4. Production and deliveries grew
Tesla’s manufacturing and shipping metrics have been growing rapidly in recent months, with production increasing by 54% and deliveries up 42% at 343,000 units
However, there are still some wider concerns about the company’s ability to meet demand. Tesla has been facing challenges to its vehicle transportation capacity, and logistic bottlenecks have caused delivery delays.
However, volumes are improving, and the company is confident it can smooth out any supply chain issues it encounters in the near term.
5. Tesla’s earnings nearly doubled this quarter
On a GAAP basis, the company’s earnings-per-share jumped a staggering 98% to $3.3 billion.
While that was impressive enough, TSLA’s adjusted net income – which was up an equally satisfying 69% – also managed to break the $1 mark at $1.05 per share.
Furthermore, the firm broke another third-quarter record by registering a free cash flow of $3.3 billion, up 148% from the same time last year.
Is Tesla Still A Buy After Its Third Quarter Readout?
Tesla is clearly coming under more pressure from its rival electric vehicle manufacturers, and the company’s arguably fragile business moat is currently being challenged by an increasing number of potentially superior EV producers.
Moreover, the firm is facing competitive threats from all sides and needs to find a way to stay ahead of the pack. In fact, Tesla risks being left behind in the rapidly changing electric vehicle market.
That said, the business has been profitable since 2019, and it’s been firing on all cylinders performance-wise for quite some time. This will necessarily make future comparisons difficult, and it’s natural that some slowdown in key indicator metrics will occur.
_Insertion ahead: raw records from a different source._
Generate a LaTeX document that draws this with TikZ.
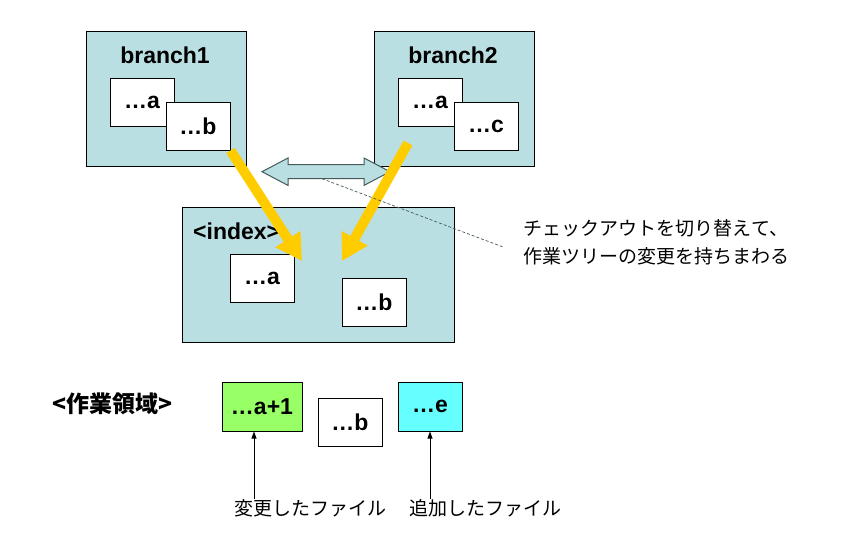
\documentclass[tikz,border=0pt]{standalone}
\usepackage{fontspec}
\setmainfont{Liberation Sans}
\newfontfamily\jp{Noto Sans CJK JP}
\usetikzlibrary{arrows.meta}

\definecolor{areafill}{RGB}{186,223,226}
\definecolor{changedfill}{RGB}{153,255,102}
\definecolor{addedfill}{RGB}{102,255,255}
\definecolor{moveyellow}{RGB}{255,204,0}
\definecolor{swapline}{RGB}{70,90,90}

\begin{document}
\begin{tikzpicture}[x=1pt,y=-1pt] % координаты в пикселях
\tikzstyle{area} = [draw, line width=1pt, fill=areafill, minimum width=160pt, minimum height=135pt, inner sep=0pt] % ветка / индекс
\tikzstyle{file} = [draw, line width=1pt, fill=white, minimum width=64pt, minimum height=48pt, inner sep=0pt, font=\fontsize{23}{26}\selectfont\bfseries] % файл
\tikzstyle{title} = [inner sep=0pt, font=\fontsize{23}{26}\selectfont\bfseries]
\tikzstyle{note} = [inner sep=0pt, align=center, font=\jp\fontsize{19}{28}\selectfont]
\tikzstyle{move} = [line width=10pt, draw=moveyellow, -{Triangle[length=26pt,width=28pt]}] % желтая стрелка
\tikzstyle{pointer} = [line width=0.8pt, -{Triangle[length=7pt,width=5pt]}]

\useasboundingbox (0,0) rectangle (841,552);

% ветки
\node[area] (b1) at (166.5,98.5) {};
\node[title] at (165,55) {branch1};
\node[file] (b1a) at (142,102) {…a};
\node[file] (b1b) at (198,126) {…b};

\node[area] (b2) at (454,98.5) {};
\node[title] at (453,55) {branch2};
\node[file] (b2a) at (430,102) {…a};
\node[file] (b2c) at (486,126) {…c};

% индекс
\node[area, minimum width=272pt] (idx) at (318,274.5) {};
\node[title, anchor=west] at (193,231) {<index>};
\node[file] (idxa) at (262,278) {…a};
\node[file] (idxb) at (374,302) {…b};

% переключение
\draw[line width=1pt, draw=swapline, fill=areafill] (262,171.7) -- (288,158) -- (288,164.7) -- (364,164.7) -- (364,158) -- (390,171.7) -- (364,185.4) -- (364,178.7) -- (288,178.7) -- (288,185.4) -- cycle;
\coordinate (swapfoot) at (322,178.7);

\coordinate (b2out) at (408,143);
\coordinate (idxin1) at (302,261);
\coordinate (idxin2) at (342,261);
\draw[move] (b1b.south east) -- (idxin1);
\draw[move] (b2out) -- (idxin2);

\node[note] (swapnote) at (656,242) {チェックアウトを切り替えて、\\作業ツリーの変更を持ちまわる};
\coordinate (noteend) at (503,247);
\draw[dashed, line width=0.7pt, draw=swapline, dash pattern=on 3pt off 2pt] (swapfoot) -- (noteend);

% рабочая область
\node[inner sep=0pt, anchor=west, font=\jp\bfseries\fontsize{23}{26}\selectfont] (work) at (52,404) {<作業領域>};
\node[file, fill=changedfill, minimum width=80pt, minimum height=49pt] (wka) at (262,406.5) {…a+1};
\node[file] (wkb) at (350,422) {…b};
\node[file, fill=addedfill, minimum height=49pt] (wke) at (430,406.5) {…e};

\node[note] (changed) at (310,508) {変更したファイル};
\node[note] (added) at (485,508) {追加したファイル};
\draw[pointer] (changed.north -| 254,0) -- (254,0 |- wka.south);
\draw[pointer] (added.north -| wke.south) -- (wke.south);
\end{tikzpicture}
\end{document}
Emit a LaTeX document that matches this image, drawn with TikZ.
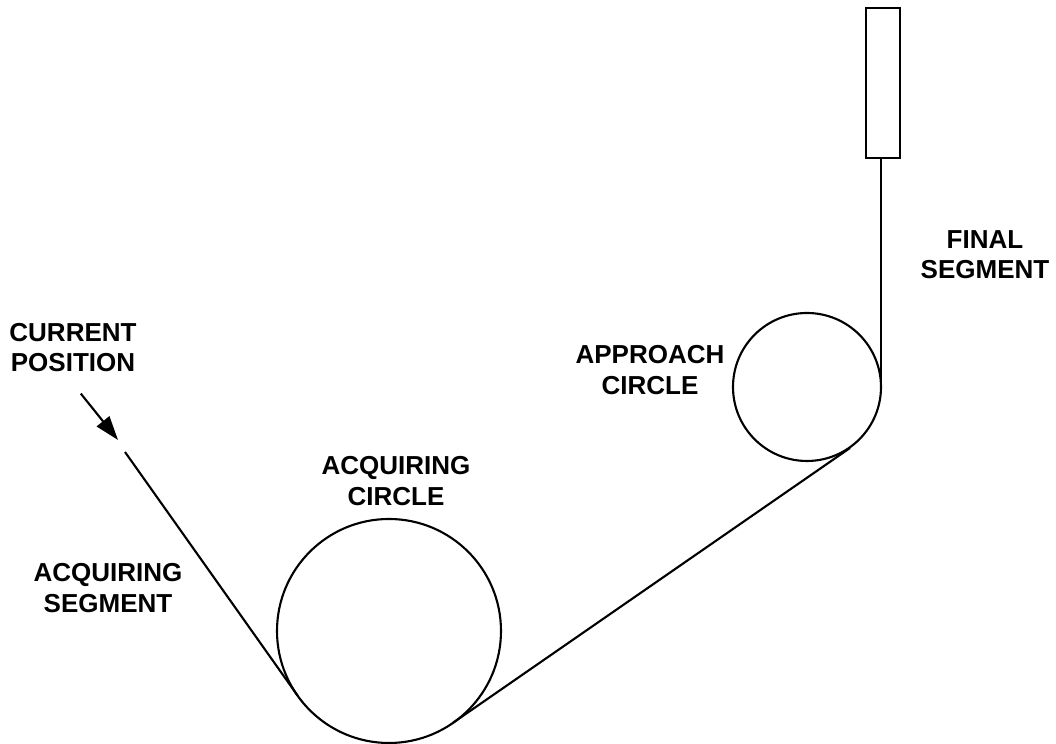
\documentclass[tikz,border=0pt]{standalone}
\usepackage{fontspec}
\setmainfont{Liberation Sans}
\usetikzlibrary{arrows.meta}
\begin{document}
\begin{tikzpicture}[
    x=1cm,
    y=1cm,
    path/.style={line width=1.5pt},
    pointer/.style={-{Triangle[length=0.6cm,width=0.4cm]},line width=1.5pt},
    biglabel/.style={font=\fontsize{18.5}{21.5}\selectfont\bfseries,align=center}
  ]
    \useasboundingbox (0,0) rectangle (26.40,18.60);

    % the two circles
    \coordinate (acqcenter) at (9.725,2.825);
    \coordinate (appcenter) at (20.175,8.925);
    \draw[path] (acqcenter) circle (2.80);
    \draw[path] (appcenter) circle (1.85);

    % runway box and final segment
    \draw[line width=1.7pt] (21.65,14.65) rectangle (22.50,18.40);
    \coordinate (finalbot) at (22.025,8.925);
    \coordinate (finaltop) at (22.025,14.65);
    \draw[path] (finalbot) -- (finaltop);

    % segment between the circles
    \coordinate (acqexit) at (11.325,0.53);
    \coordinate (appentry) at (21.25,7.40);
    \draw[path] (acqexit) -- (appentry);

    % acquiring segment
    \coordinate (startpt) at (3.125,7.30);
    \coordinate (acqentry) at (7.44,1.21);
    \draw[path] (startpt) -- (acqentry);

    % current position arrow
    \coordinate (arrowtail) at (2.02,8.76);
    \coordinate (arrowtip) at (2.95,7.60);
    \draw[pointer] (arrowtail) -- (arrowtip);

    \node[biglabel] (curpos) at (1.825,9.91) {CURRENT\\POSITION};
    \node[biglabel] (acqcirc) at (9.90,6.575) {ACQUIRING\\CIRCLE};
    \node[biglabel] (appcirc) at (16.25,9.35) {APPROACH\\CIRCLE};
    \node[biglabel] (finalseg) at (24.625,12.225) {FINAL\\SEGMENT};
    \node[biglabel] (acqseg) at (2.70,3.90) {ACQUIRING\\SEGMENT};
  \end{tikzpicture}
\end{document}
In fact, that’s just what’s happened. In any other situation, revenue growth of more than 50% would be a headline-grabbing piece of news – but not for Tesla. The negative reaction to its missing analysts’ expectations was probably inevitable if a little overwrought.
However, in some sense, an underwhelming scorecard this time round will prime investor sentiment for the next period, especially if it can improve either sequentially or year-on-year.
Whether this quarter impacts Tesla’s investment thesis in any meaningful way, the answer should be a resounding “no”. The firm’s EV wing is just one of many significant revenue and growth opportunities the business enjoys, with its Robotaxi initiative showing enough potential to upturn a brand as entrenched as Uber in the coming years.
As any TSLA-watcher will know, the company trades at a nausea-inducing earnings multiple of 52x. But this isn’t a typical business, and, as things stand, that premium is well and truly deserved.